I’ve been told the correct answer is 6 DOF and I don’t understand how. I’ve been told it has something to do with interior knots vs boundary knots. Can someone shed some light as to how the answer could possibly be 6? Is my answer of 4 wrong?
 A: Let there be $K$ knots $\xi_1 < \dots < \xi_K$. I'll use $x_\min$ for the smallest observed $x$ value, and $x_\max$ is analogous. 
I think the answer depends on whether or not the $\xi_j$ are assumed to be interior knots, and if we want the spline to change in $[x_\min, \xi_1]$ and $[x_\max, \xi_K]$ or not (and this also depends on whether or not $x_\min < \xi_1$ and/or $\xi_K < x_\max$). 
If we only care about behavior between $\xi_1$ and $\xi_K$, then we could use the following truncated power basis:
$$
h_j(x) = x^j, j=0,1,2,3
$$
and
$$
h_j(x) = (x-\xi_{j-3})_+^3, \hspace{5mm} j = 4,\dots, K+3
$$
leading to $K+4$ DoF. This represents four DoF coming from the global cubic that we start with and one DoF being added for every knot we pass. 
Restricting this to a natural spline means we'll constrain $\beta_2 = \beta_3 = 0$ which frees up 2 DoF, and we'll need the coefficients of $x^3$ and $x^2$ to be zero when every basis is active, so this further frees up two DoF meaning there are now $K$ DoF. 
In interpolation problems and smoothing splines I think this is the right way to account for DoFs, because we have every point as a knot so there aren't separate boundary knots from $x_\min$ and $x_\max$. 
But if we are always thinking of the $\xi_j$ as interior knots then we would have two more regions where the spline in changing. This is where setting $\xi_0 = x_\min$ and $\xi_{K+1} = x_\max$ makes sense and really we now have $K+2$ knots and therefore the full cubic spline has $K+6$ DoF and the natural spline has $K+2$. 

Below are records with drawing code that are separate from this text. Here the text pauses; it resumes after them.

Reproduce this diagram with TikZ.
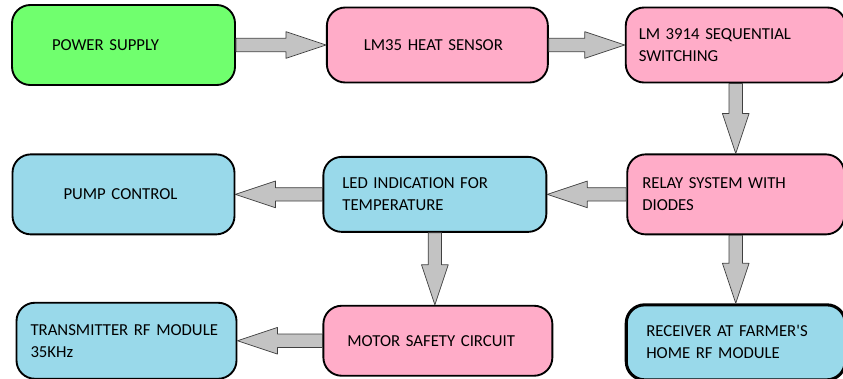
\documentclass[tikz,border=0pt]{standalone}
\usepackage{fontspec}
\setmainfont{Carlito}
\usepackage{xcolor}
\usepackage{tikz}
\usetikzlibrary{positioning, calc}

\definecolor{boxgreen}{RGB}{112,255,110}
\definecolor{boxpink}{RGB}{255,172,200}
\definecolor{boxblue}{RGB}{153,217,234}
\definecolor{arrowgray}{RGB}{195,195,195}

% wide grey block arrow from #1 to #2
\newcommand{\fatarrow}[2]{%
  \path ($(#2)!1.2cm!(#1)$) coordinate (fa-base);
  \draw[fatarrow] ($(#1)!0.2cm!90:(#2)$) -- ($(fa-base)!0.2cm!90:(#2)$) -- ($(fa-base)!0.4cm!90:(#2)$) -- (#2)
    -- ($(fa-base)!0.4cm!-90:(#2)$) -- ($(fa-base)!0.2cm!-90:(#2)$) -- ($(#1)!0.2cm!-90:(#2)$) -- cycle;}

\begin{document}
\begin{tikzpicture}[
    block/.style={rectangle, rounded corners=0.55cm, draw=black, line width=1.6pt, minimum height=2.25cm, align=left, font=\fontsize{14.3}{18.8}\selectfont},
    fatarrow/.style={fill=arrowgray, draw=black!75, line width=0.6pt, line join=round},
]
\useasboundingbox (0,0) rectangle (25.29,-11.34);

\node[block, fill=boxgreen, minimum height=2.4cm, inner xsep=1.2cm, text width=4.29cm] (power) at (3.705,-1.35) {POWER SUPPLY};
\node[block, fill=boxpink, inner xsep=1.11cm, text width=4.41cm, right=2.7cm of power] (sensor) {LM35 HEAT SENSOR};
\node[block, fill=boxpink, inner xsep=0.39cm, text width=5.82cm, right=2.28cm of sensor] (switching) {LM 3914 SEQUENTIAL\\SWITCHING};

\node[block, fill=boxpink, minimum height=2.4cm, inner xsep=0.45cm, text width=5.61cm, below=2.1cm of switching] (relay) {RELAY SYSTEM WITH\\DIODES};
\node[block, fill=boxblue, inner xsep=0.57cm, text width=5.55cm, left=2.37cm of relay] (led) {LED INDICATION FOR\\TEMPERATURE};
\node[block, fill=boxblue, minimum height=2.4cm, inner xsep=1.53cm, text width=3.6cm, left=2.61cm of led] (pump) {PUMP CONTROL};

\node[block, fill=boxpink, minimum height=2.1cm, inner xsep=0.72cm, text width=5.43cm, below=2.16cm of led, xshift=0.09cm] (motor) {MOTOR SAFETY CIRCUIT};
\node[block, fill=boxblue, minimum height=2.28cm, inner xsep=0.42cm, text width=5.76cm, left=2.55cm of motor] (transmitter) {TRANSMITTER RF MODULE\\35KHz};
\node[block, fill=boxblue, line width=2.6pt, inner xsep=0.6cm, text width=5.37cm, below=2.04cm of relay] (receiver) {RECEIVER AT FARMER\textquotesingle S\\HOME RF MODULE};

\fatarrow{power.east}{sensor.west}
\fatarrow{sensor.east}{sensor.east -| switching.west}
\fatarrow{switching.south}{switching.south |- relay.north}
\fatarrow{relay.west}{relay.west -| led.east}
\fatarrow{led.west}{led.west -| pump.east}
\fatarrow{led.south}{led.south |- motor.north}
\fatarrow{relay.south}{relay.south |- receiver.north}
\fatarrow{motor.west}{motor.west -| transmitter.east}

\end{tikzpicture}
\end{document}
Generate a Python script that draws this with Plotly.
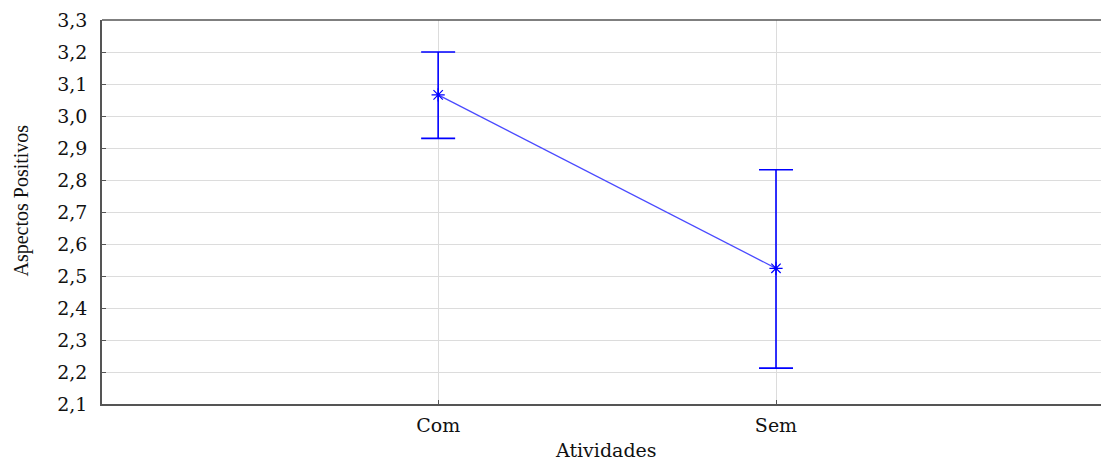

In Figure 7.5 of Introduction to Statistical Learning (in the question you linked) we can tell that they are using the $K+2$ DoF version because the spline is nonlinear on all of $[x_\min, x_\max]$, rather than just on $[\xi_1, \xi_3]$. 

To answer the exact question: I can't tell which formulation they want but I think $6$ is more likely correct. 
For a spline that is not interpolating or smoothing, which you have here, I think having $\xi_1$ and $\xi_K$ as interior knots makes sense so the $K+2 = 6$ answer makes sense.
But in the exact wording of the question they say "the curve before the first knot and after the last knot will be linear". If they mean out of the four given knots, then that means an answer of $K=4$ is correct, but I'm guessing they worded this poorly and are thinking of $x_\min$ and $x_\max$ as the first and last knots respectively, so even though at face value this suggests an answer of $4$, with this boundary knot inclusion then again the answer is $6$.